Meer info over hoefblad.https://sites.google.com/site/kruidwis/kruiden-a/petasites-groot-hoefblad


zaterdag, maart 22, 2014

Filiae ante patrem, groot hoefblad

Hoefblad een plant die altijd tot mijn verbeelding heeft gesproken. De vreemde, orchidee-achtige bloem die vroeg in maart, nog voor er blad aan de plant zit, uit de blote grond te voorschijn komt. En daarna immense kantige bladeren vormt waar je als kind zomaar onderdoor kan lopen. Zijn sterke bijna woekerende groei, die veel mensen afschrikt, maar mij juist aantrekt. Genoeg reden dus om van deze plant te houden of hem te haten. Ik heb het nu vooral over het groot hoefblad Petasites hybridus .
De exemplaren op de foto groeien aan de voet van een hellingbostuin bij een oude openbare wasplaats in het Bretoense stadje Huelgoat. Een plek met poëtische zenallures. Groot en klein zijn er broederlijk naast mekaar aanwezig. Groot in de gedaante van de hoefbladeren, klein in de gedaante van de nu teer bloeiende goudveil. Een plek om gewoon even te zijn.

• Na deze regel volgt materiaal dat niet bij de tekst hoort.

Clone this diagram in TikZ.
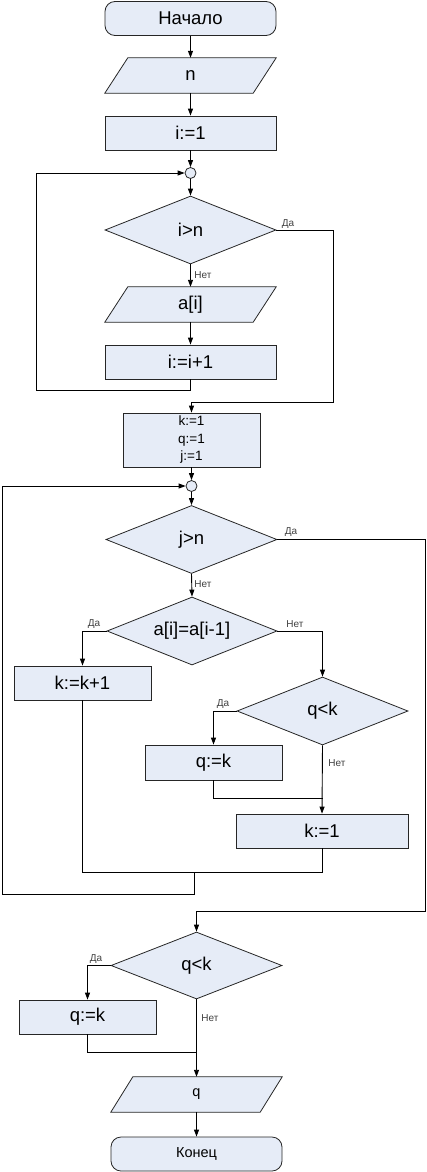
\documentclass[tikz,border=0pt]{standalone}
\usepackage{fontspec}
\setmainfont{Liberation Sans}
\usetikzlibrary{shapes.geometric,arrows.meta,backgrounds}
\definecolor{boxfill}{HTML}{E6ECF7}
\begin{document}
\begin{tikzpicture}[x=1pt,y=1pt,
  base/.style={draw=black!85, fill=boxfill, line width=0.8pt, inner sep=0pt, font=\fontsize{18.5}{21}\selectfont},
  box/.style={base, rectangle, minimum width=171pt, minimum height=34pt},
  sbox/.style={base, rectangle, minimum width=137pt, minimum height=34pt},
  term/.style={box, rounded corners=10pt},
  dec/.style={base, diamond, shape aspect=2.5, minimum width=171pt, minimum height=68pt},
  io/.style={rectangle, inner sep=0pt, minimum width=171pt, minimum height=35pt, font=\fontsize{18.5}{21}\selectfont},
  iofill/.style={draw=black!85, fill=boxfill, line width=0.8pt},
  jn/.style={base, circle, minimum size=11pt},
  conn/.style={line width=0.9pt, black},
  arr/.style={conn, -{Triangle[length=7pt,width=5pt]}},
  lbl/.style={font=\fontsize{10}{12}\selectfont, text=black!75, inner sep=0pt}]
\useasboundingbox (0,0) rectangle (426,-1172);

% nodes
\node[term] (start) at (190.5,-18.5) {Начало};
\node[io] (n) at (190.5,-75.5) {n};
\node[box] (i1) at (190.5,-133) {i:=1};
\node[jn] (c1) at (190.5,-173) {};
\node[dec] (d1) at (190.5,-230) {i>n};
\node[io] (ai) at (190.5,-304.5) {a[i]};
\node[box] (inc) at (190.5,-362) {i:=i+1};
\node[base, rectangle, minimum width=137pt, minimum height=54pt, align=center,
      font=\fontsize{13.5}{17.5}\selectfont] (kq) at (191.5,-440) {k:=1\\q:=1\\j:=1};
\node[jn] (c2) at (191.5,-486) {};
\node[dec] (d2) at (191.5,-539.5) {j>n};
\node[dec, minimum width=170pt] (d3) at (192,-631) {a[i]=a[i-1]};
\node[sbox] (kk) at (82.5,-683) {k:=k+1};
\node[dec] (d4) at (322.5,-711) {q<k};
\node[sbox, minimum height=35pt] (qk1) at (213.5,-762.5) {q:=k};
\node[box, minimum width=172pt] (k1) at (322,-831) {k:=1};
\node[dec, minimum height=67pt] (d5) at (196.5,-965.5) {q<k};
\node[sbox] (qk2) at (87.5,-1017) {q:=k};
\node[io, font=\fontsize{14.5}{17}\selectfont] (qo) at (196.5,-1094.5) {q};
\node[term, font=\fontsize{14.5}{17}\selectfont] (fin) at (196.5,-1154) {Конец};

% parallelograms
\begin{scope}[on background layer]
\draw[iofill] ([xshift=23pt]n.north west) -- (n.north east) -- ([xshift=-23pt]n.south east) -- (n.south west) -- cycle;
\draw[iofill] ([xshift=23pt]ai.north west) -- (ai.north east) -- ([xshift=-23pt]ai.south east) -- (ai.south west) -- cycle;
\draw[iofill] ([xshift=22pt]qo.north west) -- (qo.north east) -- ([xshift=-22pt]qo.south east) -- (qo.south west) -- cycle;
\end{scope}

% helper coordinates
\coordinate (L1) at (36,-390);
\coordinate (R1) at (333,-402);
\coordinate (R2) at (425,-911);
\coordinate (J1) at (322.5,-798);
\coordinate (B1) at (194,-872);
\coordinate (L2) at (2,-894);
\coordinate (J2) at (196.5,-1052);

% connectors
\draw[arr] (start) -- (n);
\draw[arr] (n) -- (i1);
\draw[arr] (i1) -- (c1);
\draw[arr] (c1) -- (d1);
\draw[arr] (d1.south) -- (ai.north);
\draw[arr] (ai) -- (inc);
\draw[arr] (inc.south) |- (L1) |- (c1.west);
\draw[arr] (d1.east) -| (R1) -| (kq.north);
\draw[arr] (kq) -- (c2);
\draw[arr] (c2) -- (d2);
\draw[arr] (d2.south) -- (d3.north);
\draw[arr] (d2.east) -| (R2) -| (d5.north);
\draw[arr] (d3.west) -| (kk.north);
\draw[arr] (d3.east) -| (d4.north);
\draw[arr] (d4.west) -| (qk1.north);
\draw[arr] (d4.south) -- (k1.north);
\draw[conn] (qk1.south) |- (J1);
\draw[conn] (kk.south) |- (B1) -| (k1.south);
\draw[arr] (B1) |- (L2) |- (c2.west);
\draw[arr] (d5.west) -| (qk2.north);
\draw[arr] (d5.south) -- (qo.north);
\draw[conn] (qk2.south) |- (J2);
\draw[arr] (qo) -- (fin);

% labels
\node[lbl] (y1) at (288,-224) {Да};
\node[lbl] (n1) at (203,-275) {Нет};
\node[lbl] (y2) at (291,-532) {Да};
\node[lbl] (n2) at (203,-584) {Нет};
\node[lbl] (y3) at (94,-624) {Да};
\node[lbl] (n3) at (295,-624) {Нет};
\node[lbl] (y4) at (223,-704) {Да};
\node[lbl] (n4) at (337,-763) {Нет};
\node[lbl] (y5) at (96,-959) {Да};
\node[lbl] (n5) at (210,-1018) {Нет};
\end{tikzpicture}
\end{document}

In de middeleeuwen werd het hoefblad ook wel ‘filiae ante patrem’ genoemd, wat betekent: de dochters (de bloemen) komen vóór de vader (de bladeren): eerst komen de forse bloeistengels en dan het rabarberachtig blad. Onder de bladeren komt nauwelijks licht op de bodem. Dit is een prima milieu voor padden en zo ontstond de bijnaam Paddenblad. De Latijnse naam Petasites verwijst mogelijk naar de Petasos, de zonnehoed die eeuwen geleden al door de Griekse boeren werd gedragen. Zelf gebruik ik het blad op mijn bergtochten ook wel eens om mijn hoofd tegen de zon te beschermen, vooral omdat ik niet graag een hoed of een onnozel petje op mijn kop zet. Nu ja, een hoefbladhoed is ook geen zicht maar geeft niet alleen schaduw maar ook extra koelte.